*Instructions to follow*
Omit the pictures and output every entry below exactly as written.

※ ※ ※

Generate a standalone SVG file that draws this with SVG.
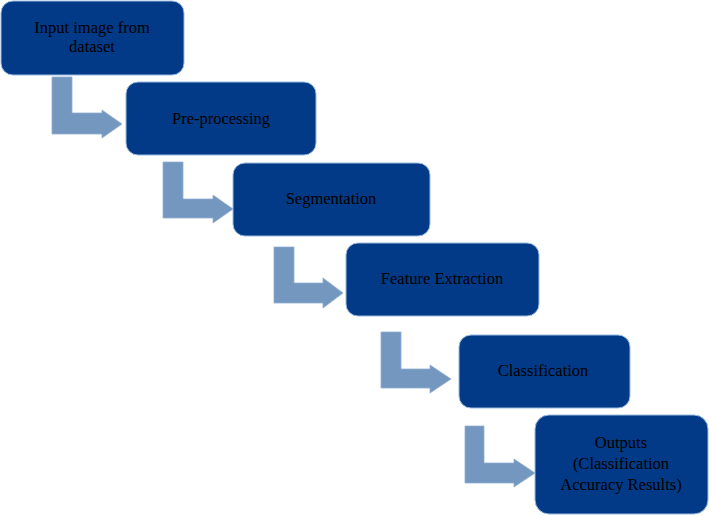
<svg xmlns="http://www.w3.org/2000/svg" width="709" height="516" viewBox="0 0 709 516">
<style>
.node{fill:#023a87;stroke:#9bbbe0;stroke-width:1}
.arr{fill:#7497c0;stroke:#8fadd0;stroke-width:0.8}
text{font-family:"Liberation Serif","Times New Roman",serif;font-size:16.5px;fill:#000;text-anchor:middle}
</style>
<rect width="709" height="516" fill="#fff"/>
<g id="connectors">
<path class="arr" d="M52,77 H72 V113 H102 V110 L122,124 L102,138 V134 H52 Z"/>
<path class="arr" d="M163,162 H183 V199 H213 V195 L233,209 L213,223 V218 H163 Z"/>
<path class="arr" d="M274,247 H294 V283 H323 V278 L343,293 L323,308 V303 H274 Z"/>
<path class="arr" d="M381,332 H401 V369 H430 V365 L451,379 L430,393 V388 H381 Z"/>
<path class="arr" d="M465,426 H484 V463 H514 V459 L535,473 L514,487 V483 H465 Z"/>
</g>
<g id="n1"><rect class="node" x="1" y="1" width="183" height="74" rx="12"/><text x="92" y="33">Input image from</text><text x="92" y="52">dataset</text></g>
<g id="n2"><rect class="node" x="126" y="82" width="190" height="73" rx="12"/><text x="221" y="124">Pre-processing</text></g>
<g id="n3"><rect class="node" x="233" y="163" width="197" height="73" rx="12"/><text x="331" y="204">Segmentation</text></g>
<g id="n4"><rect class="node" x="346" y="243" width="193" height="73" rx="12"/><text x="442" y="284">Feature Extraction</text></g>
<g id="n5"><rect class="node" x="459" y="335" width="171" height="73" rx="12"/><text x="543" y="376">Classification</text></g>
<g id="n6"><rect class="node" x="535" y="415" width="173" height="99" rx="14"/><text x="621" y="448">Outputs</text><text x="621" y="469">(Classification</text><text x="621" y="490">Accuracy Results)</text></g>
</svg>
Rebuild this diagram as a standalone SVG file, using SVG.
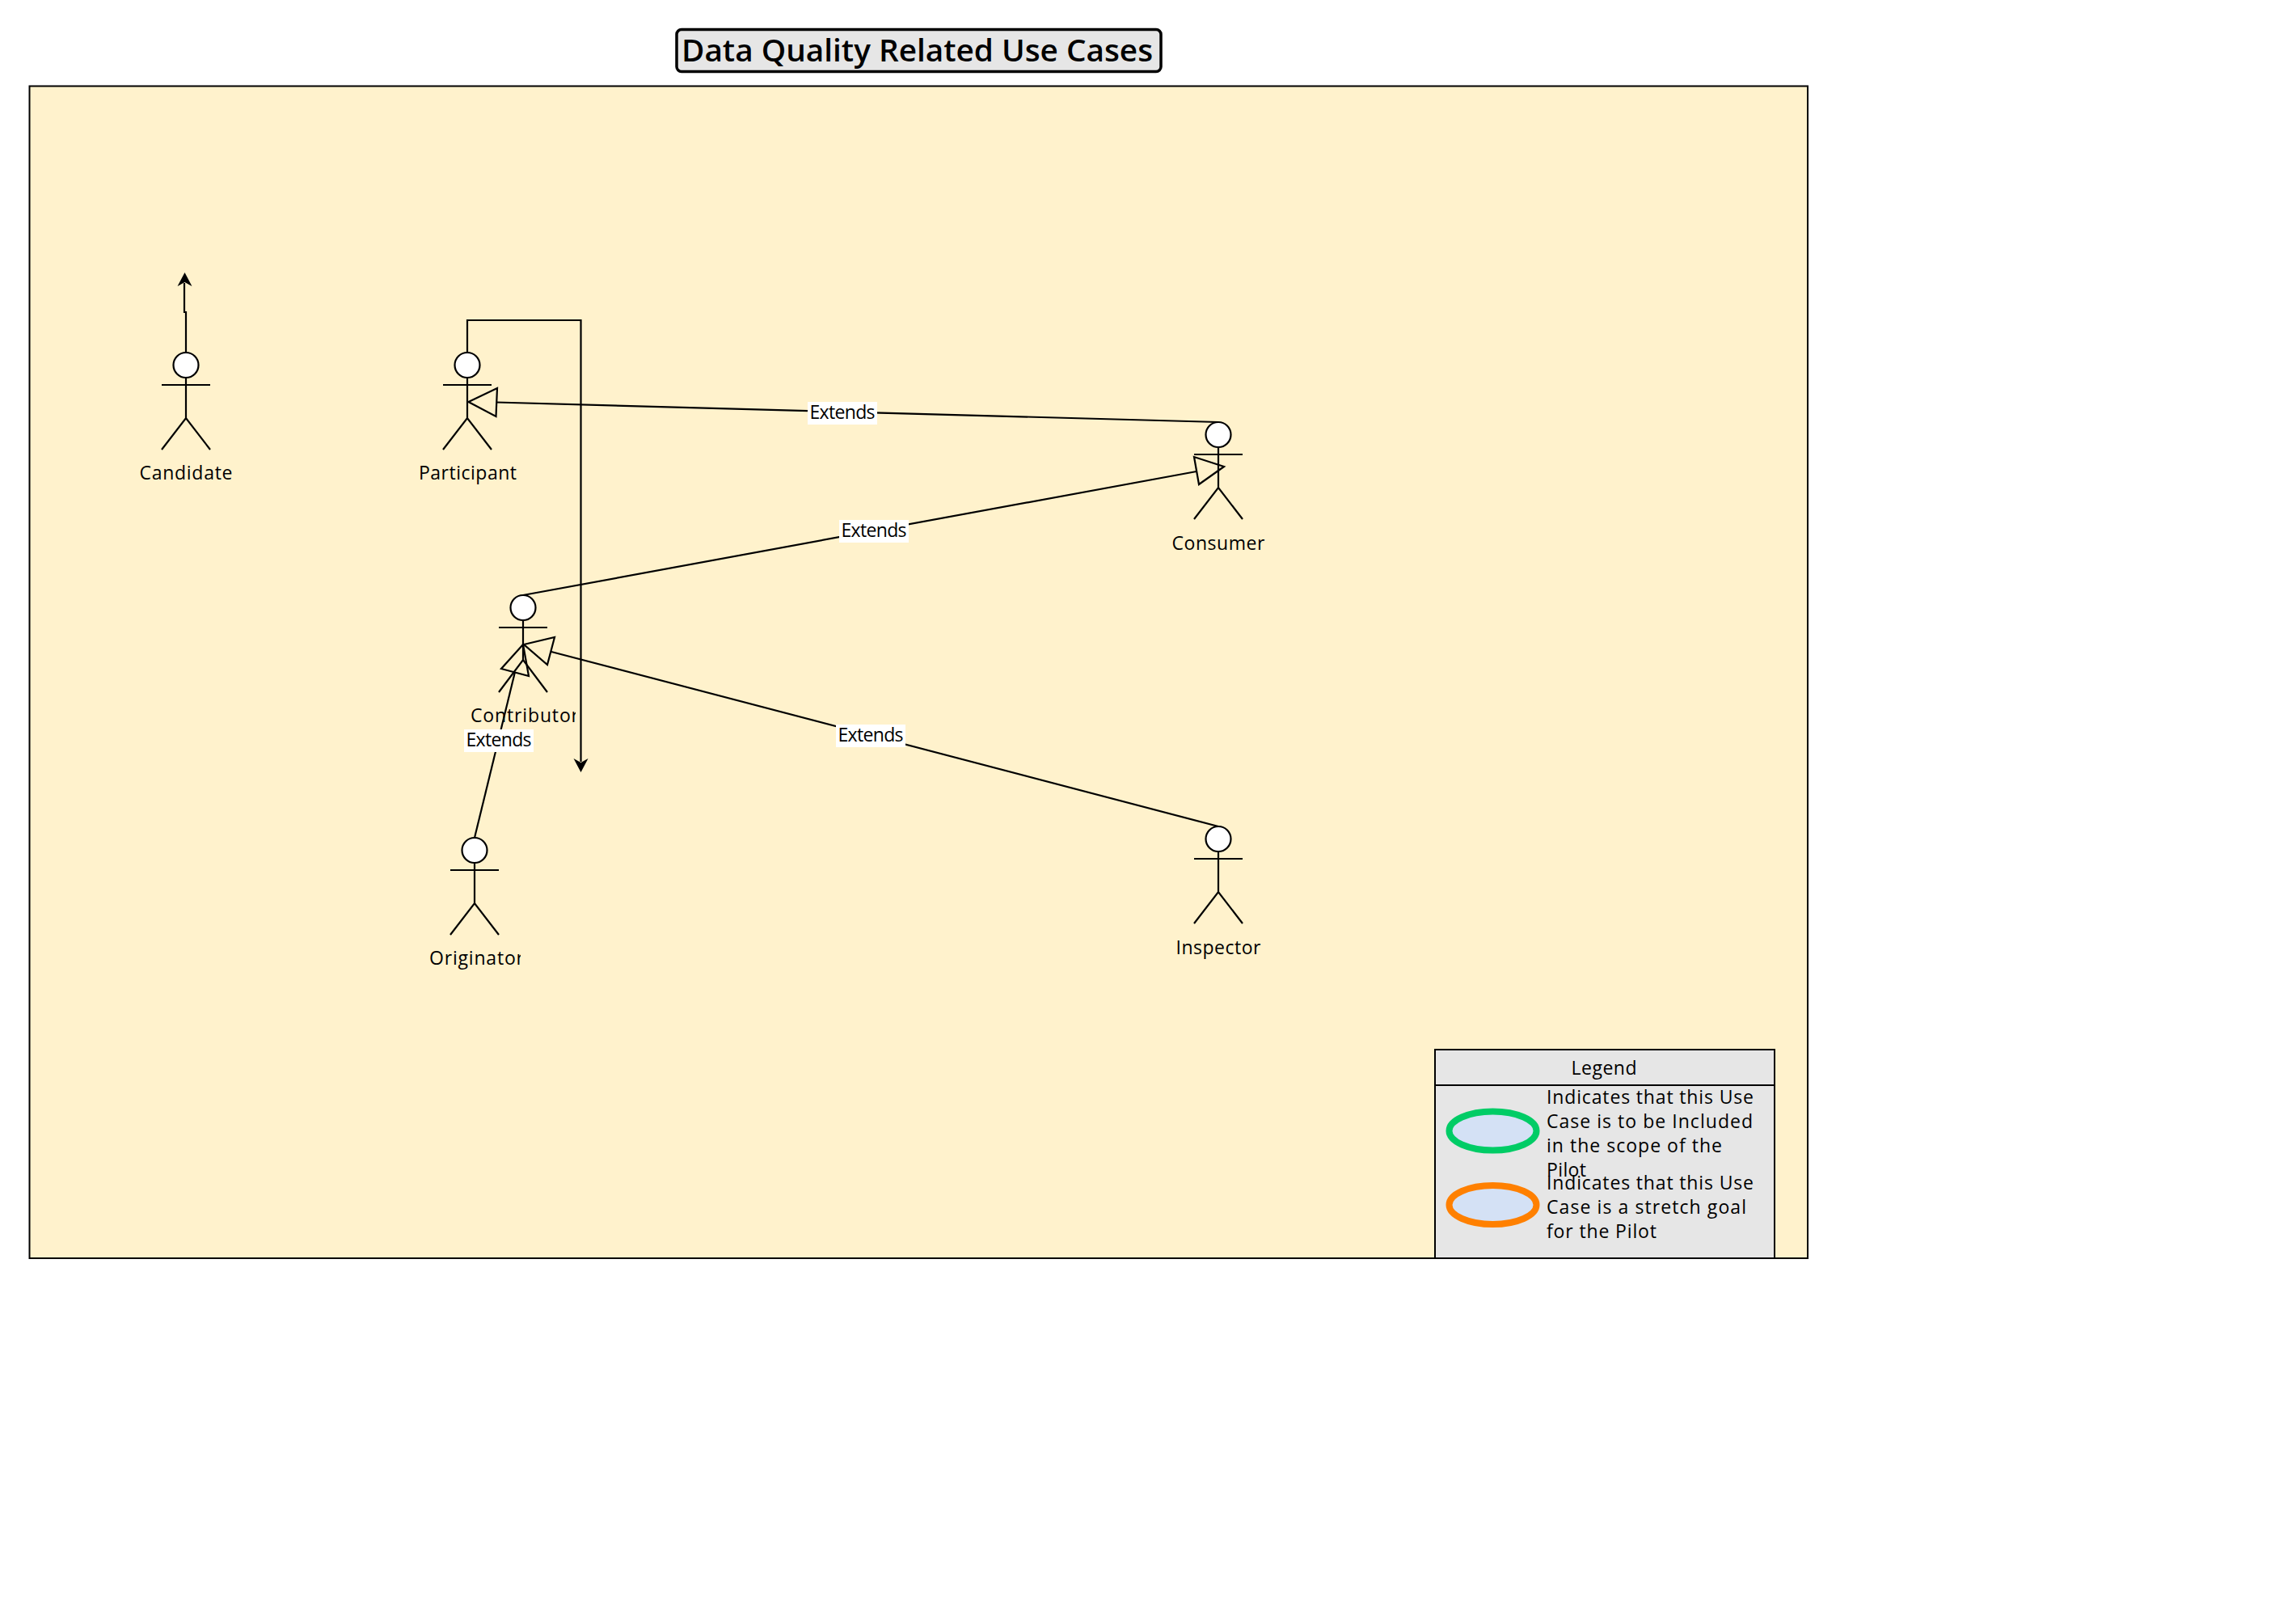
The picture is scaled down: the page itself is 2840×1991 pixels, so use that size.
<svg xmlns="http://www.w3.org/2000/svg" width="2840" height="1991" viewBox="0 0 2840 1991">
<style>
text{font-family:"Open Sans","DejaVu Sans",sans-serif;font-size:23px;fill:#000}
.c{text-anchor:middle}
.t{font-size:37px;font-weight:600}
.l{fill:none;stroke:#000;stroke-width:2.2}
.h{fill:#fff;stroke:#000;stroke-width:2.2}
.tri{fill:none;stroke:#000;stroke-width:2.2}
.f{fill:#000;stroke:none}
.lb{fill:#fff}
.box{fill:#e6e6e6;stroke:#000;stroke-width:2}
.el{fill:#d4e1f5;stroke-width:8}
</style>
<defs>
<clipPath id="cc"><rect x="560" y="865" width="152" height="40"/></clipPath>
<clipPath id="co"><rect x="520" y="1165" width="124" height="50"/></clipPath>
</defs>
<rect id="canvas" x="36.500" y="106.500" width="2199.500" height="1449.500" fill="#fff2cc" stroke="#000" stroke-width="2"/>
<g id="title"><rect x="837" y="36.500" width="599" height="52" rx="6" fill="#e6e6e6" stroke="#000" stroke-width="3.500"/><text class="t" x="843" y="76" textLength="583" lengthAdjust="spacingAndGlyphs">Data Quality Related Use Cases</text></g>
<g id="connectors">
<path class="l" d="M230 436V386H228V350"/><path class="f" d="M228.500 337L237.500 354L228.500 349L219.500 354Z"/>
<path class="l" d="M578 436V396H718.500V942"/><path class="f" d="M718.500 955L709.500 938L718.500 943L727.500 938Z"/>
<path class="l" d="M1507 522L614 497.500"/><path class="tri" d="M579.500 497L615 480L613.500 515Z"/>
<path class="l" d="M647 736L1480 583"/><path class="tri" d="M1514 577L1477 565L1483 599Z"/>
<path class="l" d="M1507 1022L682 806"/><path class="tri" d="M648 797L686 788L677 822Z"/>
<path class="l" d="M587 1036L637 831"/><path class="tri" d="M647 797L620 827L654 836Z"/>
</g>
<g id="candidate"><circle class="h" cx="230" cy="451.500" r="15.500"/><path class="l" d="M230 467V517M200 476H260M200 556L230 517L260 556"/><text class="c" x="230" y="593" textLength="115">Candidate</text></g>
<g id="participant"><circle class="h" cx="578" cy="451.500" r="15.500"/><path class="l" d="M578 467V517M548 476H608M548 556L578 517L608 556"/><text class="c" x="578.500" y="593" textLength="121">Participant</text></g>
<g id="consumer"><circle class="h" cx="1507" cy="537.500" r="15.500"/><path class="l" d="M1507 553V603M1477 562H1537M1477 642L1507 603L1537 642"/><text class="c" x="1507" y="680" textLength="115">Consumer</text></g>
<g id="contributor"><circle class="h" cx="647" cy="751.500" r="15.500"/><path class="l" d="M647 767V816M617 776H677M617 856L647 816L677 856"/><text x="582" y="893" clip-path="url(#cc)" textLength="134">Contributor</text></g>
<g id="originator"><circle class="h" cx="587" cy="1051.500" r="15.500"/><path class="l" d="M587 1067V1117M557 1076H617M557 1156L587 1117L617 1156"/><text x="531" y="1193" clip-path="url(#co)" textLength="117">Originator</text></g>
<g id="inspector"><circle class="h" cx="1507" cy="1037.500" r="15.500"/><path class="l" d="M1507 1053V1103M1477 1062H1537M1477 1142L1507 1103L1537 1142"/><text class="c" x="1507" y="1180" textLength="105">Inspector</text></g>
<g id="edge-labels">
<rect class="lb" x="999" y="497" width="86" height="28"/><text class="c" x="1042" y="518" textLength="81">Extends</text>
<rect class="lb" x="1038" y="643" width="86" height="28"/><text class="c" x="1081" y="664" textLength="81">Extends</text>
<rect class="lb" x="1034" y="896" width="86" height="28"/><text class="c" x="1077" y="917" textLength="81">Extends</text>
<rect class="lb" x="574" y="902" width="86" height="28"/><text class="c" x="617" y="923" textLength="81">Extends</text>
</g>
<g id="legend">
<rect class="box" x="1775" y="1298" width="420" height="258"/><path class="l" d="M1775 1342H2195"/>
<text class="c" x="1984" y="1329" textLength="81">Legend</text>
<ellipse class="el" cx="1846.500" cy="1398.500" rx="54" ry="24" stroke="#00cc66"/>
<ellipse class="el" cx="1846.500" cy="1490" rx="54" ry="24" stroke="#ff8000"/>
<text x="1913" y="1365" textLength="256">Indicates that this Use</text>
<text x="1913" y="1395" textLength="255">Case is to be Included</text>
<text x="1913" y="1425" textLength="217">in the scope of the</text>
<text x="1913" y="1455" textLength="49">Pilot</text>
<text x="1913" y="1471" textLength="256">Indicates that this Use</text>
<text x="1913" y="1501" textLength="247">Case is a stretch goal</text>
<text x="1913" y="1531" textLength="136">for the Pilot</text>
</g>
</svg>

※ ※ ※

*Full solution*
Generate a standalone SVG file that draws this with SVG.
<svg xmlns="http://www.w3.org/2000/svg" width="709" height="516" viewBox="0 0 709 516">
<style>
.node{fill:#023a87;stroke:#9bbbe0;stroke-width:1}
.arr{fill:#7497c0;stroke:#8fadd0;stroke-width:0.8}
text{font-family:"Liberation Serif","Times New Roman",serif;font-size:16.5px;fill:#000;text-anchor:middle}
</style>
<rect width="709" height="516" fill="#fff"/>
<g id="connectors">
<path class="arr" d="M52,77 H72 V113 H102 V110 L122,124 L102,138 V134 H52 Z"/>
<path class="arr" d="M163,162 H183 V199 H213 V195 L233,209 L213,223 V218 H163 Z"/>
<path class="arr" d="M274,247 H294 V283 H323 V278 L343,293 L323,308 V303 H274 Z"/>
<path class="arr" d="M381,332 H401 V369 H430 V365 L451,379 L430,393 V388 H381 Z"/>
<path class="arr" d="M465,426 H484 V463 H514 V459 L535,473 L514,487 V483 H465 Z"/>
</g>
<g id="n1"><rect class="node" x="1" y="1" width="183" height="74" rx="12"/><text x="92" y="33">Input image from</text><text x="92" y="52">dataset</text></g>
<g id="n2"><rect class="node" x="126" y="82" width="190" height="73" rx="12"/><text x="221" y="124">Pre-processing</text></g>
<g id="n3"><rect class="node" x="233" y="163" width="197" height="73" rx="12"/><text x="331" y="204">Segmentation</text></g>
<g id="n4"><rect class="node" x="346" y="243" width="193" height="73" rx="12"/><text x="442" y="284">Feature Extraction</text></g>
<g id="n5"><rect class="node" x="459" y="335" width="171" height="73" rx="12"/><text x="543" y="376">Classification</text></g>
<g id="n6"><rect class="node" x="535" y="415" width="173" height="99" rx="14"/><text x="621" y="448">Outputs</text><text x="621" y="469">(Classification</text><text x="621" y="490">Accuracy Results)</text></g>
</svg>
Rebuild this diagram as a standalone SVG file, using SVG.
The picture is scaled down: the page itself is 2840×1991 pixels, so use that size.
<svg xmlns="http://www.w3.org/2000/svg" width="2840" height="1991" viewBox="0 0 2840 1991">
<style>
text{font-family:"Open Sans","DejaVu Sans",sans-serif;font-size:23px;fill:#000}
.c{text-anchor:middle}
.t{font-size:37px;font-weight:600}
.l{fill:none;stroke:#000;stroke-width:2.2}
.h{fill:#fff;stroke:#000;stroke-width:2.2}
.tri{fill:none;stroke:#000;stroke-width:2.2}
.f{fill:#000;stroke:none}
.lb{fill:#fff}
.box{fill:#e6e6e6;stroke:#000;stroke-width:2}
.el{fill:#d4e1f5;stroke-width:8}
</style>
<defs>
<clipPath id="cc"><rect x="560" y="865" width="152" height="40"/></clipPath>
<clipPath id="co"><rect x="520" y="1165" width="124" height="50"/></clipPath>
</defs>
<rect id="canvas" x="36.500" y="106.500" width="2199.500" height="1449.500" fill="#fff2cc" stroke="#000" stroke-width="2"/>
<g id="title"><rect x="837" y="36.500" width="599" height="52" rx="6" fill="#e6e6e6" stroke="#000" stroke-width="3.500"/><text class="t" x="843" y="76" textLength="583" lengthAdjust="spacingAndGlyphs">Data Quality Related Use Cases</text></g>
<g id="connectors">
<path class="l" d="M230 436V386H228V350"/><path class="f" d="M228.500 337L237.500 354L228.500 349L219.500 354Z"/>
<path class="l" d="M578 436V396H718.500V942"/><path class="f" d="M718.500 955L709.500 938L718.500 943L727.500 938Z"/>
<path class="l" d="M1507 522L614 497.500"/><path class="tri" d="M579.500 497L615 480L613.500 515Z"/>
<path class="l" d="M647 736L1480 583"/><path class="tri" d="M1514 577L1477 565L1483 599Z"/>
<path class="l" d="M1507 1022L682 806"/><path class="tri" d="M648 797L686 788L677 822Z"/>
<path class="l" d="M587 1036L637 831"/><path class="tri" d="M647 797L620 827L654 836Z"/>
</g>
<g id="candidate"><circle class="h" cx="230" cy="451.500" r="15.500"/><path class="l" d="M230 467V517M200 476H260M200 556L230 517L260 556"/><text class="c" x="230" y="593" textLength="115">Candidate</text></g>
<g id="participant"><circle class="h" cx="578" cy="451.500" r="15.500"/><path class="l" d="M578 467V517M548 476H608M548 556L578 517L608 556"/><text class="c" x="578.500" y="593" textLength="121">Participant</text></g>
<g id="consumer"><circle class="h" cx="1507" cy="537.500" r="15.500"/><path class="l" d="M1507 553V603M1477 562H1537M1477 642L1507 603L1537 642"/><text class="c" x="1507" y="680" textLength="115">Consumer</text></g>
<g id="contributor"><circle class="h" cx="647" cy="751.500" r="15.500"/><path class="l" d="M647 767V816M617 776H677M617 856L647 816L677 856"/><text x="582" y="893" clip-path="url(#cc)" textLength="134">Contributor</text></g>
<g id="originator"><circle class="h" cx="587" cy="1051.500" r="15.500"/><path class="l" d="M587 1067V1117M557 1076H617M557 1156L587 1117L617 1156"/><text x="531" y="1193" clip-path="url(#co)" textLength="117">Originator</text></g>
<g id="inspector"><circle class="h" cx="1507" cy="1037.500" r="15.500"/><path class="l" d="M1507 1053V1103M1477 1062H1537M1477 1142L1507 1103L1537 1142"/><text class="c" x="1507" y="1180" textLength="105">Inspector</text></g>
<g id="edge-labels">
<rect class="lb" x="999" y="497" width="86" height="28"/><text class="c" x="1042" y="518" textLength="81">Extends</text>
<rect class="lb" x="1038" y="643" width="86" height="28"/><text class="c" x="1081" y="664" textLength="81">Extends</text>
<rect class="lb" x="1034" y="896" width="86" height="28"/><text class="c" x="1077" y="917" textLength="81">Extends</text>
<rect class="lb" x="574" y="902" width="86" height="28"/><text class="c" x="617" y="923" textLength="81">Extends</text>
</g>
<g id="legend">
<rect class="box" x="1775" y="1298" width="420" height="258"/><path class="l" d="M1775 1342H2195"/>
<text class="c" x="1984" y="1329" textLength="81">Legend</text>
<ellipse class="el" cx="1846.500" cy="1398.500" rx="54" ry="24" stroke="#00cc66"/>
<ellipse class="el" cx="1846.500" cy="1490" rx="54" ry="24" stroke="#ff8000"/>
<text x="1913" y="1365" textLength="256">Indicates that this Use</text>
<text x="1913" y="1395" textLength="255">Case is to be Included</text>
<text x="1913" y="1425" textLength="217">in the scope of the</text>
<text x="1913" y="1455" textLength="49">Pilot</text>
<text x="1913" y="1471" textLength="256">Indicates that this Use</text>
<text x="1913" y="1501" textLength="247">Case is a stretch goal</text>
<text x="1913" y="1531" textLength="136">for the Pilot</text>
</g>
</svg>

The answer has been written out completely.